What is the relationship between individual knowledge graphs and collective knowledge structures? What role does the temporal evolution of graph structures play in knowledge development?

How do we design systems that don’t just store and retrieve information, but actively engage with it? What would it mean for an artificial system to be genuinely curious?

And so, rather than pursuing artificial agency, let us focus on developing systems that enhance human agency through sophisticated knowledge interaction. The goal is not to replicate human understanding but to create complementary knowledge structures that extend human cognitive capabilities through well-designed interaction patterns.


Future horizons

In my exploration of GraphRAG systems, I’ve encountered several intriguing frontiers that warrant deeper investigation. These areas not only challenge our current technical capabilities but also push us to question fundamental assumptions about knowledge representation and artificial reasoning.

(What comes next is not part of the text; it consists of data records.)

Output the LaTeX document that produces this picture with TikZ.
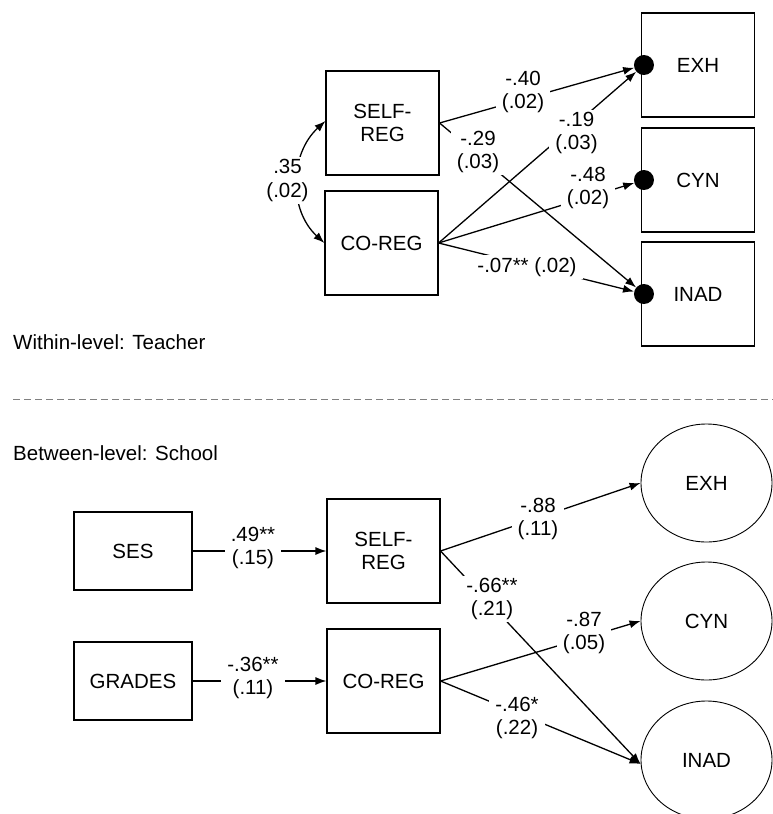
\documentclass[tikz,border=0pt]{standalone}
\usepackage{fontspec}
\setmainfont{Liberation Sans}
\usetikzlibrary{arrows.meta,shapes.geometric}
\begin{document}
\begin{tikzpicture}[x=1pt,y=-1pt,
  font=\fontsize{20.5}{23.5}\selectfont,
  box/.style={draw,line width=1.1pt,minimum width=113pt,minimum height=104pt,align=center,inner sep=0pt},
  sbox/.style={box,minimum width=118pt,minimum height=78pt},
  lat/.style={draw,ellipse,line width=0.9pt,minimum width=131pt,minimum height=118pt,inner sep=0pt},
  dotnode/.style={circle,fill=black,minimum size=20pt,inner sep=0pt},
  arr/.style={draw,line width=1.3pt,-{Latex[length=11pt,width=8pt]}},
  dblarr/.style={draw,line width=1.3pt,{Latex[length=11pt,width=8pt]}-{Latex[length=11pt,width=8pt]}},
  lbl/.style={fill=white,align=center,inner xsep=6pt,inner ysep=2pt},
  title/.style={anchor=west,inner sep=0pt}
]
\useasboundingbox (0,0) rectangle (773,814);

% ---------- Within level ----------
\node[box] (sr1) at (382.5,123) {SELF-\\REG};
\node[box] (cr1) at (381.5,243) {CO-REG};
\node[box] (exh1) at (698,65) {EXH};
\node[box] (cyn1) at (698,180) {CYN};
\node[box] (inad1) at (698,294) {INAD};
\node[dotnode] (d1) at ([xshift=3pt]exh1.west) {};
\node[dotnode] (d2) at ([xshift=3pt]cyn1.west) {};
\node[dotnode] (d3) at ([xshift=3pt]inad1.west) {};

\draw[dblarr] ([yshift=2pt]sr1.west) .. controls +(-36,33) and +(-36,-33) .. (cr1.west);
\draw[arr] (sr1.east) -- (d1);
\draw[arr] (sr1.east) -- (d3);
\draw[arr] (cr1.east) -- (d1);
\draw[arr] (cr1.east) -- (d2);
\draw[arr] (cr1.east) -- (d3);

\node[lbl] (l35) at (287.5,180.5) {.35\\(.02)};
\node[lbl] (l40) at (523,92) {-.40\\(.02)};
\node[lbl] (l29) at (478,152) {-.29\\(.03)};
\node[lbl] (l19) at (576.5,133) {-.19\\(.03)};
\node[lbl] (l48) at (588,188) {-.48\\(.02)};
\node[lbl] (l07) at (527,267) {-.07** (.02)};

\node[title] (wt) at (13,342) {Within-level: Teacher};

\coordinate (dl) at (13,399);
\coordinate (dr) at (773,399);
\draw[gray,line width=1pt,dash pattern=on 7pt off 4pt] (dl) -- (dr);

% ---------- Between level ----------
\node[title] (bt) at (13,453) {Between-level: School};

\node[sbox] (ses) at (133,551) {SES};
\node[sbox] (gr) at (133,681) {GRADES};
\node[box] (sr2) at (383.5,551) {SELF-\\REG};
\node[box] (cr2) at (383.5,681) {CO-REG};
\node[lat] (exh2) at (706.5,483) {EXH};
\node[lat] (cyn2) at (706.5,621) {CYN};
\node[lat] (inad2) at (706.5,760) {INAD};

\draw[arr] (ses) -- (sr2);
\draw[arr] (gr) -- (cr2);
\draw[arr] (sr2.east) -- (exh2.west);
\draw[arr] (sr2.east) -- ([yshift=-4pt]inad2.west);
\draw[arr] (cr2.east) -- (cyn2.west);
\draw[arr] (cr2.east) -- ([yshift=-4pt]inad2.west);

\node[lbl] (l49) at (253,548) {.49**\\(.15)};
\node[lbl] (l36) at (253,678) {-.36**\\(.11)};
\node[lbl] (l88) at (538,519) {-.88\\(.11)};
\node[lbl] (l66) at (492,599) {-.66**\\(.21)};
\node[lbl] (l87) at (584,633) {-.87\\(.05)};
\node[lbl] (l46) at (517,718) {-.46*\\(.22)};
\end{tikzpicture}
\end{document}
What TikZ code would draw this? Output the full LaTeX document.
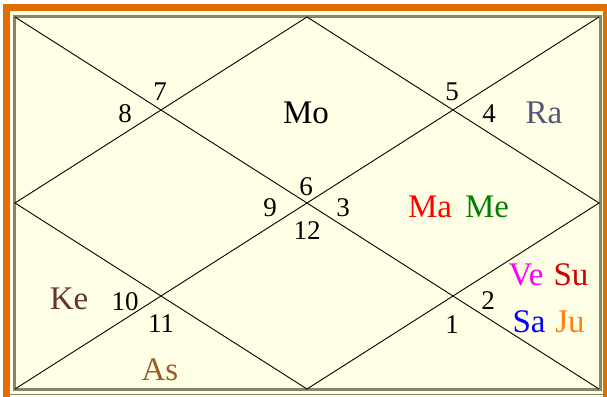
\documentclass[tikz,border=0pt]{standalone}
\usepackage{fontspec}
\setmainfont{Liberation Serif}
\usepackage{tikz}
\definecolor{chartcream}{HTML}{FFFFE6}
\definecolor{chartorange}{HTML}{DF7000}
\definecolor{chartgrey}{HTML}{84846F}
\definecolor{raucolor}{HTML}{555577}
\definecolor{macolor}{HTML}{FF0000}
\definecolor{mecolor}{HTML}{008000}
\definecolor{vecolor}{HTML}{FF00FF}
\definecolor{sucolor}{HTML}{CC0000}
\definecolor{sacolor}{HTML}{0000FF}
\definecolor{jucolor}{HTML}{FF7F10}
\definecolor{ketucolor}{HTML}{663333}
\definecolor{ascolor}{HTML}{9C5B2A}
\tikzstyle{house} = [font=\fontsize{27}{29}\selectfont, inner sep=0pt]
\tikzstyle{planet} = [font=\fontsize{33}{35}\selectfont, inner sep=0pt]
\tikzstyle{chartline} = [draw=black, line width=0.9pt]

\begin{document}
\begin{tikzpicture}[x=1pt, y=-1pt]
  \useasboundingbox (0,0) rectangle (607,396);

  % Frame
  \fill[white] (0,0) rectangle (607,396);
  \fill[chartorange] (3,4) rectangle (615,404);
  \fill[chartcream] (10,11) rectangle (603,397);
  \draw[chartgrey, line width=0.9pt] (10,394.8) -- (603,394.8);
  \draw[chartgrey, line width=3pt] (14.5,16.5) rectangle (600,389.5);

  % Chart corners and midpoints
  \coordinate (tl) at (15,17);
  \coordinate (tr) at (599,17);
  \coordinate (br) at (599,389);
  \coordinate (bl) at (15,389);
  \coordinate (tm) at (307,17);
  \coordinate (rm) at (599,203);
  \coordinate (bm) at (307,389);
  \coordinate (lm) at (15,203);

  % Diagonals
  \draw[chartline] (tl) -- (br);
  \draw[chartline] (tr) -- (bl);

  % Diamond
  \draw[chartline] (tm) -- (rm) -- (bm) -- (lm) -- cycle;

  % House numbers
  \node[house] (h7) at (160,92) {7};
  \node[house] (h8) at (125,114) {8};
  \node[house] (h5) at (452,92) {5};
  \node[house] (h4) at (489,114) {4};
  \node[house] (h6) at (306,187) {6};
  \node[house] (h9) at (270,208) {9};
  \node[house] (h3) at (343,208) {3};
  \node[house] (h12) at (307,231) {12};
  \node[house] (h10) at (125,302) {10};
  \node[house] (h11) at (161,324) {11};
  \node[house] (h2) at (488,301) {2};
  \node[house] (h1) at (452,325) {1};

  % Planets
  \node[planet] (mo) at (306,113) {Mo};
  \node[planet, raucolor] (ra) at (544,113) {Ra};
  \node[planet, macolor] (ma) at (430,207) {Ma};
  \node[planet, mecolor] (me) at (487,207) {Me};
  \node[planet, vecolor] (ve) at (526,275) {Ve};
  \node[planet, sucolor] (su) at (571,275) {Su};
  \node[planet, sacolor] (sa) at (529,322) {Sa};
  \node[planet, jucolor] (ju) at (570,322) {Ju};
  \node[planet, ketucolor] (ke) at (69,299) {Ke};
  \node[planet, ascolor] (as) at (160,370) {As};

\end{tikzpicture}
\end{document}
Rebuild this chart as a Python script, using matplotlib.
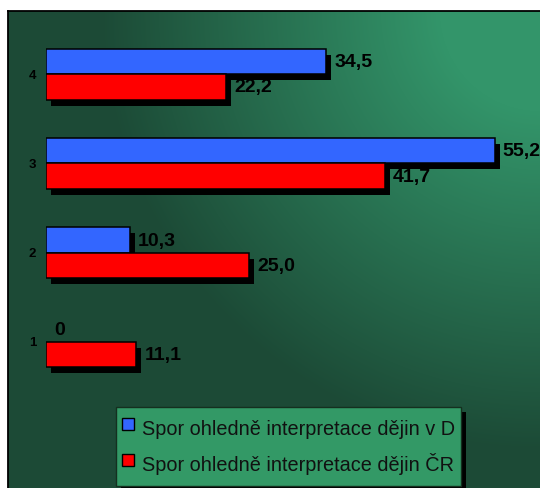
import numpy as np
import matplotlib
matplotlib.use("Agg")
import matplotlib.pyplot as plt
from matplotlib.lines import Line2D
from matplotlib.patches import Rectangle
from matplotlib.transforms import ScaledTranslation

# Survey results per group (1-4)
categories = ["1", "2", "3", "4"]
series_d = [0.0, 10.3, 55.2, 34.5]
series_cr = [11.1, 25.0, 41.7, 22.2]
label_d = "Spor ohledně interpretace dějin v D"
label_cr = "Spor ohledně interpretace dějin ČR"

BLUE = "#3366ff"
RED = "#ff0000"
FONT = "Liberation Sans"

W, H = 540, 488
fig = plt.figure(figsize=(W / 100, H / 100), dpi=100)
fig.patch.set_facecolor("white")

# --- green gradient panel, lightest in the upper right corner ---
PL, PT = 8, 11
gw, gh = W - PL, H - PT
bg = fig.add_axes([PL / W, 0, gw / W, gh / H])
xx, yy = np.meshgrid(np.arange(gw) + 0.5, np.arange(gh) + 0.5)
dist = np.hypot(gw - xx, yy)
t = np.clip((dist - 100) / 340, 0, 1)[..., None]
light = np.array([51, 149, 106]) / 255
dark = np.array([28, 74, 54]) / 255
bg.imshow(light * (1 - t) + dark * t, extent=(0, gw, gh, 0),
          aspect="auto", interpolation="bilinear")
bg.set_xlim(0, gw)
bg.set_ylim(gh, 0)
bg.set_xticks([])
bg.set_yticks([])
for s in ("right", "bottom"):
    bg.spines[s].set_visible(False)
for s in ("left", "top"):
    bg.spines[s].set_linewidth(1.3)
    bg.spines[s].set_color("black")

# --- bar axes ---
X0 = 46
px_per_unit_x = 8.13
y1_row = 342
px_per_cat = 89.3
ax = fig.add_axes([X0 / W, 0, (W - X0) / W, gh / H])
ax.patch.set_visible(False)
ax.set_xlim(0, (W - X0) / px_per_unit_x)
ax.set_ylim(1 - (H - y1_row) / px_per_cat, 1 + (y1_row - PT) / px_per_cat)
for s in ax.spines.values():
    s.set_visible(False)
ax.set_xticks([])

pos = np.arange(1, len(categories) + 1)
h = 0.285
shadow = ax.transData + ScaledTranslation(5 / 100, -6 / 100, fig.dpi_scale_trans)

for vals, off in ((series_d, h / 2), (series_cr, -h / 2)):
    ax.barh(pos + off, vals, h, color="black", linewidth=0,
            transform=shadow, zorder=1)
for vals, off, col in ((series_d, h / 2, BLUE), (series_cr, -h / 2, RED)):
    lw = [0 if v == 0 else 1.1 for v in vals]
    ax.barh(pos + off, vals, h, color=col, edgecolor="black",
            linewidth=lw, zorder=2)
    for yv, v in zip(pos + off, vals):
        txt = "0" if v == 0 else f"{v:.1f}".replace(".", ",")
        ax.annotate(txt, xy=(v, yv), xytext=(5.8, -0.8), textcoords="offset points",
                    ha="left", va="center", fontsize=14, fontweight="bold",
                    family=FONT, color="black", zorder=3)

ax.set_yticks(pos, categories)
ax.tick_params(axis="y", length=0, pad=7)
for lab in ax.get_yticklabels():
    lab.set_fontsize(9.5)
    lab.set_fontweight("bold")
    lab.set_family(FONT)

# --- legend with solid drop shadow ---
handles = [Line2D([], [], ls="none", marker="s", markersize=8.5,
                  markerfacecolor=BLUE, markeredgecolor="black", markeredgewidth=1.0),
           Line2D([], [], ls="none", marker="s", markersize=8.5,
                  markerfacecolor=RED, markeredgecolor="black", markeredgewidth=1.0)]
leg = ax.legend(handles, [label_d, label_cr], loc="upper left",
                bbox_to_anchor=(115.7 / W, 1 - 407 / H),
                bbox_transform=fig.transFigure,
                prop=dict(family=FONT, size=14.3),
                frameon=True, fancybox=False, facecolor="#339966",
                edgecolor="#14301f", framealpha=1,
                handlelength=0.65, handleheight=2.0, handletextpad=0.35,
                borderpad=0.3, borderaxespad=0, labelspacing=0.3)
leg.get_frame().set_linewidth(1.0)
leg.set_zorder(5)
for txt in leg.get_texts():
    txt.set_color("#111111")

fig.canvas.draw()
bb = leg.get_window_extent()
ax.add_artist(Rectangle((bb.x0 + 5, bb.y0 - 5), bb.width, bb.height,
                        transform=None, facecolor="black",
                        edgecolor="none", zorder=4))

fig.savefig("out.png", dpi=100)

When I observe how symbolic reasoning and neural methods interact within these systems, I see more than just a technical solution. I see a potential bridge between two fundamentally different ways of understanding the world. The neural components learn from experience, much like empiricist philosophy suggests, while the symbolic elements encode logical relationships and rules, aligning with rationalist thinking. What excites me most is how these approaches strengthen rather than compromise each other within the GraphRAG framework.

As I continue this work, I am convinced that the fusion of graph theory, retrieval-augmented generation, and agentic interfaces isn’t just another incremental improvement in AI technology. Rather, it represents a fundamental rethinking of how artificial systems can engage with human knowledge.